A l’avant-garde du made in France
Son business prospère. Au début des années 1990, la main-d’œuvre la moins chère est à Madagascar. Ses clients exigent qu’il s’implante là-bas. A contre-courant, Alain Moreau décide de rapatrier toutes ses activités en France. « C’était une fuite en avant, vers le moins disant. Après, nous serions allés où ? L’humain n’avait plus de valeur. Nous nous sommes concentrés sur la qualité et le luxe made in France. Avant tout le monde. » La stratégie fonctionne à merveille. L’industriel va progressivement acquérir une dizaine d’usines dans le grand Ouest et employer jusqu’à sept cent cinquante salariés. Reconnu dans la profession, Alain Moreau fonde le Groupement des fabricants français, puis intègre l’Union française de l’industrie de la mode et de l’habillement. Il en devient même président de 2011 à aujourd’hui, ce qui l’amène régulièrement à discuter avec les grands noms du luxe ou encore le puissant responsable du Medef, Pierre Gattaz.
Travailler avec son épouse présente bien des avantages, mais aussi pas mal d’inconvénients… Alain Moreau rapporte trop souvent ses soucis à la maison. Les clashs se répètent et se renforcent. Son investissement au sein du Tennis club bressuirais lui offre une vraie « soupape de décompression ». Cet amateur de bon niveau était déjà dans l’équipe dirigeante depuis l’âge de 16 ans, il en devient président de 1991 à 2016. « Avec les copains, on ne peut pas faire la gueule très longtemps. Une fois de retour chez moi, j’étais détendu. » Cet engagement associatif lui a été bénéfique, même dans ses relations professionnelles : « J’ai dû mettre de l’eau dans mon vin. Les autres bénévoles ne travaillaient pas pour moi. Ils pouvaient donc m’envoyer balader. A partir de ce moment, j’ai cherché à faire adhérer les gens à des projets. En les incitant à participer, ils prenaient du plaisir. Et les résultats étaient toujours cent fois plus aboutis que ce que j’avais imaginé. » Sous sa gouvernance, le TCB crée un tournoi ATP doté de 25 000$. Avec sa casquette d’entraîneur, il guide son équipe fanion en première division nationale…
A la tête du tennis français
Pendant plus de vingt ans, Alain Moreau mène de front une carrière d’entrepreneur et un investissement associatif intense au bord du terrain. Son départ à la retraite a libéré une place dans son agenda.
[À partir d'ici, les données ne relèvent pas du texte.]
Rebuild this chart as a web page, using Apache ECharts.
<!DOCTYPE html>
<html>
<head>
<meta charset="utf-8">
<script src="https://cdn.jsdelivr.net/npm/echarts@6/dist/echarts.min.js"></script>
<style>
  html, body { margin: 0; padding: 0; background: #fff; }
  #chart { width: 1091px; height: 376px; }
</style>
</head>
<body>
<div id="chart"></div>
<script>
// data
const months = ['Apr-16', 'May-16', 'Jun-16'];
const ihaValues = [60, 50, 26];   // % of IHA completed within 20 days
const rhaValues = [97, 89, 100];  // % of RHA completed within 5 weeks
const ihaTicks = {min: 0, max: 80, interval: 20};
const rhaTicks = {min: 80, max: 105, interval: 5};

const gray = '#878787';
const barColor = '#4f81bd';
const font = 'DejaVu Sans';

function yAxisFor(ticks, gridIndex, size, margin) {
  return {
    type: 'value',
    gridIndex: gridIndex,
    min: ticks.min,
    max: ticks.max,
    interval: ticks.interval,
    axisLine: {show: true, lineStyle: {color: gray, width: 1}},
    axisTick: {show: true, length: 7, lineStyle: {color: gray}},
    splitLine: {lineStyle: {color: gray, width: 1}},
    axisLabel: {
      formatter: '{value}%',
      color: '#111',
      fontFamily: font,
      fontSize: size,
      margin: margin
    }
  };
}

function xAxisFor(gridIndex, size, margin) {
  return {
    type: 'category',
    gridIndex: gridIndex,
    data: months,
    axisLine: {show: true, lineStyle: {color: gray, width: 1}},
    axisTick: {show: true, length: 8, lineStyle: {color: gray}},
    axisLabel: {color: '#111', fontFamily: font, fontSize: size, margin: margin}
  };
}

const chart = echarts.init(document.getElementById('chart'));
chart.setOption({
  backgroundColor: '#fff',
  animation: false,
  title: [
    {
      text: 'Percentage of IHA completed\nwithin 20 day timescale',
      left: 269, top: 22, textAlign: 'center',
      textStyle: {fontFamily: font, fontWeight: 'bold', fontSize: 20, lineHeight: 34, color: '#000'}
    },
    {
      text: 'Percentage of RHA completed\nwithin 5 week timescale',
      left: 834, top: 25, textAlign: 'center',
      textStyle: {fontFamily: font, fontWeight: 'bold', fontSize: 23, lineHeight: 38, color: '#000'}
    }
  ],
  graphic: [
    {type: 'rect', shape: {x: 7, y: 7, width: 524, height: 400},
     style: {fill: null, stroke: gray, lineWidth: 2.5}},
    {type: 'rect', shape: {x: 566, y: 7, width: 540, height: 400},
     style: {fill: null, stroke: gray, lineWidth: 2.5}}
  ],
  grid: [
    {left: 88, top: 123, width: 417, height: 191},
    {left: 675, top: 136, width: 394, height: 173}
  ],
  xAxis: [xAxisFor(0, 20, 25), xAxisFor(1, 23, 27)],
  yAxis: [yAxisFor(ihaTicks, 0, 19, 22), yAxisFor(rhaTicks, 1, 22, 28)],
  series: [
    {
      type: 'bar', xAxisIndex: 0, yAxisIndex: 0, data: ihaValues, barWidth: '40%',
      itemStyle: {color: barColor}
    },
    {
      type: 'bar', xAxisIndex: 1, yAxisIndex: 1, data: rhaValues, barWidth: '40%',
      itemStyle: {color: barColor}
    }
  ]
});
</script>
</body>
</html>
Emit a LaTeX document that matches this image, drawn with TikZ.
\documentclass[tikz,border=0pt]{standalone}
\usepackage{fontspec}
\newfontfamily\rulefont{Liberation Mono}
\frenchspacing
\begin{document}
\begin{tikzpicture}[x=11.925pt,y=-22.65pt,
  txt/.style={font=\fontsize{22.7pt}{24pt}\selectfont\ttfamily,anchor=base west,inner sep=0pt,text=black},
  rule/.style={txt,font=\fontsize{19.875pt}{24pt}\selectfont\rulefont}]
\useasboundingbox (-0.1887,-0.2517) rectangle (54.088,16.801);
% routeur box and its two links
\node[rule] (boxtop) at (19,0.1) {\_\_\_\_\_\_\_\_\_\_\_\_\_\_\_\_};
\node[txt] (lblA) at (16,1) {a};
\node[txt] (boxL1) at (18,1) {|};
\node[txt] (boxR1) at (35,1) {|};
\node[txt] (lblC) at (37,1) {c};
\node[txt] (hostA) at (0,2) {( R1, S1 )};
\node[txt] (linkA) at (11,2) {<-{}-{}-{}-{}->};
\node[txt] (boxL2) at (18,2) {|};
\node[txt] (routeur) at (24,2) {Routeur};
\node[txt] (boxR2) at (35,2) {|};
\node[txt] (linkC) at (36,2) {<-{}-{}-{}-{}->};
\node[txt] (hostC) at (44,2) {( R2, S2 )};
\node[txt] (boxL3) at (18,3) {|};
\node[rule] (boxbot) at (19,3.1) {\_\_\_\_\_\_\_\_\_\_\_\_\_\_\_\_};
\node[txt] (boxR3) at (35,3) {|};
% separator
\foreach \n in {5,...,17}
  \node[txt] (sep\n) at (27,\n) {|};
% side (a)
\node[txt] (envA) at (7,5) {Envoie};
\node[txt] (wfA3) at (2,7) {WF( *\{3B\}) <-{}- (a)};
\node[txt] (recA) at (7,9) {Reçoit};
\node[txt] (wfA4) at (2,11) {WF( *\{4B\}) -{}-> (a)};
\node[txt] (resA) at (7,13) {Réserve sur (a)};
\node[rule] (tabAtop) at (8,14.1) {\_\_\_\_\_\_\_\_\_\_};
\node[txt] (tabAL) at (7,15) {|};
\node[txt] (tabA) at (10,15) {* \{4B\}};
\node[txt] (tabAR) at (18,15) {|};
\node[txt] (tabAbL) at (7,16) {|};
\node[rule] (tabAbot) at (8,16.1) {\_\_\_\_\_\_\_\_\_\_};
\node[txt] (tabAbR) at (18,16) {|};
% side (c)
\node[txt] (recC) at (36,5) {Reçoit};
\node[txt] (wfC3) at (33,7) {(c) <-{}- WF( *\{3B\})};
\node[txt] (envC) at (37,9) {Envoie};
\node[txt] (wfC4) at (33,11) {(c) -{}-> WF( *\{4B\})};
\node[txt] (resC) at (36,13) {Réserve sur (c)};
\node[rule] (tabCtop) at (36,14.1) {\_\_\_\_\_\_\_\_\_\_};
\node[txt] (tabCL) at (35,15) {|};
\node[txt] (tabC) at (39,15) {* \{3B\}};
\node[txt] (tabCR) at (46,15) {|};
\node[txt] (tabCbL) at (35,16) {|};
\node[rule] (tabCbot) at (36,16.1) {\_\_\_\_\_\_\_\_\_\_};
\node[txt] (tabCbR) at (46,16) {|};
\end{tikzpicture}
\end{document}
Le 18 février, le président de la Ligue Poitou-Charentes a été élu vice-président de la Fédération française de tennis dans l’équipe de Bernard Giudicelli. « Bernard a pris en compte à la fois mon CV tennistique et professionnel. Je vais donc m’occuper du développement de la marque Roland-Garros et de la coordination des tournois Future, Challenger et ATP internationaux, hormis Bercy et Roland-Garros. » Une nouvelle page se tourne pour cet homme qui assume sans détours le caractère éphémère de son rôle, ici ou ailleurs. Dans un élan mystique, il lâche en fin de conversation : « Je ne fais que passer. Il faut avant tout préparer l’avenir. »
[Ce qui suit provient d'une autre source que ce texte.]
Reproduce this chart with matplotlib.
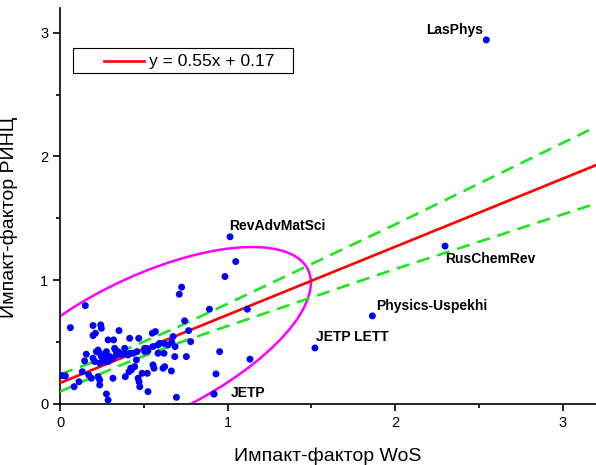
import numpy as np
import matplotlib.pyplot as plt
from matplotlib.patches import Ellipse, Rectangle
from matplotlib.ticker import MultipleLocator

plt.rcParams['font.family'] = ['Liberation Sans', 'DejaVu Sans']

# journals: impact factor WoS (x) vs RINC (y)
wos = [0.062, 0.197, 0.243, 0.247, 0.197, 0.211, 0.352, 0.287, 0.320, 0.416,
       0.470, 0.551, 0.569, 0.744, 0.768, 0.780, 0.675, 0.685, 0.754, 0.665,
       0.625, 0.621, 0.585, 0.645, 0.667, 0.525, 0.506, 0.515, 0.555, 0.561,
       0.521, 0.525, 0.466, 0.472, 0.476, 0.490, 0.422, 0.412, 0.390, 0.456,
       0.460, 0.436, 0.406, 0.386, 0.366, 0.346, 0.330, 0.336, 0.316, 0.296,
       0.277, 0.267, 0.247, 0.237, 0.217, 0.227, 0.197, 0.207, 0.157, 0.147,
       0.237, 0.267, 0.287, 0.316, 0.237, 0.237, 0.227, 0.187, 0.171, 0.133,
       0.084, 0.113, 0.012, 0.032, 0.277, 0.287, 0.386, 0.416, 0.326, 0.505,
       0.555, 0.595, 0.621, 0.695, 0.615, 0.585, 0.446, 0.426, 0.687,
       1.049, 0.985, 0.726, 0.712, 0.151, 0.892, 1.118, 0.953, 1.134, 0.931,
       0.919]
rinc = [0.617, 0.634, 0.639, 0.612, 0.553, 0.572, 0.593, 0.518, 0.518, 0.531,
        0.531, 0.572, 0.585, 0.672, 0.593, 0.504, 0.545, 0.383, 0.383, 0.267,
        0.302, 0.410, 0.477, 0.477, 0.500, 0.429, 0.423, 0.450, 0.316, 0.289,
        0.248, 0.100, 0.208, 0.180, 0.140, 0.248, 0.289, 0.261, 0.221, 0.356,
        0.423, 0.410, 0.396, 0.410, 0.400, 0.423, 0.437, 0.396, 0.370, 0.383,
        0.423, 0.396, 0.383, 0.410, 0.423, 0.436, 0.370, 0.343, 0.402, 0.348,
        0.330, 0.343, 0.343, 0.208, 0.194, 0.154, 0.221, 0.208, 0.235, 0.261,
        0.140, 0.180, 0.229, 0.227, 0.081, 0.032, 0.450, 0.410, 0.450, 0.450,
        0.464, 0.490, 0.490, 0.054, 0.289, 0.410, 0.302, 0.275, 0.464,
        1.151, 1.030, 0.944, 0.887, 0.795, 0.766, 0.766, 0.423, 0.362, 0.243,
        0.081]

# named journals
named = ['LasPhys', 'RusChemRev', 'Physics-Uspekhi', 'JETP LETT', 'RevAdvMatSci', 'JETP']
named_x = [2.545, 2.299, 1.865, 1.522, 1.015, 0.919]
named_y = [2.942, 1.276, 0.712, 0.453, 1.351, 0.081]
label_off = [(-2, 2, 'right', 'bottom'), (0, -4, 'left', 'top'), (3, 2, 'left', 'bottom'),
             (1, 3, 'left', 'bottom'), (-1, 3, 'left', 'bottom'), (12, 1, 'left', 'center')]

# regression line and confidence band
fit_label = 'y = 0.55x + 0.17'
fit_x = [0, 3.2]
fit_y = [0.17, 1.93]
band_x = [0, 0.2, 0.4, 0.7, 1.0, 1.5, 2.0, 2.5, 3.2]
band_up = [0.24, 0.34, 0.445, 0.62, 0.81, 1.13, 1.45, 1.78, 2.24]
band_lo = [0.10, 0.22, 0.335, 0.49, 0.63, 0.86, 1.09, 1.31, 1.62]

fig = plt.figure(figsize=(5.96, 4.65), dpi=100)
ax = fig.add_axes([0.1007, 0.1312, 0.8993, 0.8516])

ax.add_patch(Ellipse((0.52, 0.46), 2.31, 1.05, angle=36.7, fill=False,
                     edgecolor='#ff00ff', linewidth=1.8, zorder=2))
ax.plot(band_x, band_up, color='#1ee61e', linestyle=(0, (5, 3)), linewidth=1.9, zorder=3)
ax.plot(band_x, band_lo, color='#1ee61e', linestyle=(0, (5, 3)), linewidth=1.9, zorder=3)
ax.plot(fit_x, fit_y, color='#ff0000', linewidth=1.9, zorder=4)
ax.scatter(wos + named_x, rinc + named_y, s=25, color='#0000ff', edgecolors='none', zorder=5)

for name, x, y, (dx, dy, ha, va) in zip(named, named_x, named_y, label_off):
    ax.annotate(name, (x, y), xytext=(dx, dy), textcoords='offset points',
                ha=ha, va=va, fontsize=10, fontweight='bold')

# legend box drawn by hand to match the original spacing
ax.add_patch(Rectangle((0.0243, 0.836), 0.41, 0.063, transform=ax.transAxes,
                       fill=False, edgecolor='black', linewidth=0.8, zorder=6))
ax.plot([0.082, 0.157], [0.867, 0.867], transform=ax.transAxes,
        color='#ff0000', linewidth=1.9, zorder=6)
ax.text(0.166, 0.866, fit_label, transform=ax.transAxes, fontsize=12.5,
        va='center', ha='left', zorder=6)

ax.set_xlim(0, 3.2)
ax.set_ylim(0, 3.2)
ax.xaxis.set_major_locator(MultipleLocator(1))
ax.xaxis.set_minor_locator(MultipleLocator(0.5))
ax.yaxis.set_major_locator(MultipleLocator(1))
ax.yaxis.set_minor_locator(MultipleLocator(0.5))
ax.tick_params(which='major', length=5, width=1.2, labelsize=10.5, direction='out')
ax.tick_params(which='minor', length=3, width=1.2, direction='out')
for side in ['top', 'right']:
    ax.spines[side].set_visible(False)
for side in ['left', 'bottom']:
    ax.spines[side].set_linewidth(1.2)

ax.set_xlabel('Импакт-фактор WoS', fontsize=14, labelpad=13)
ax.set_ylabel('Импакт-фактор РИНЦ', fontsize=14, labelpad=8)
ax.yaxis.set_label_coords(-0.078, 0.47)

fig.savefig('out.png', dpi=100)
Un pied à Paris, un autre en Deux-Sèvres, il garde un peu de temps pour assurer la présidence du Creps de Poitiers, qu’il connaît bien pour y avoir effectué son premier vrai stage d’entraînement, à 18 ans. Fin de la récréation. Après deux heures trente d’entretien, le tutoiement est de rigueur. Mais le temps presse et son prochain rendez-vous approche. Une tape sur l’épaule, on se quitte bons amis.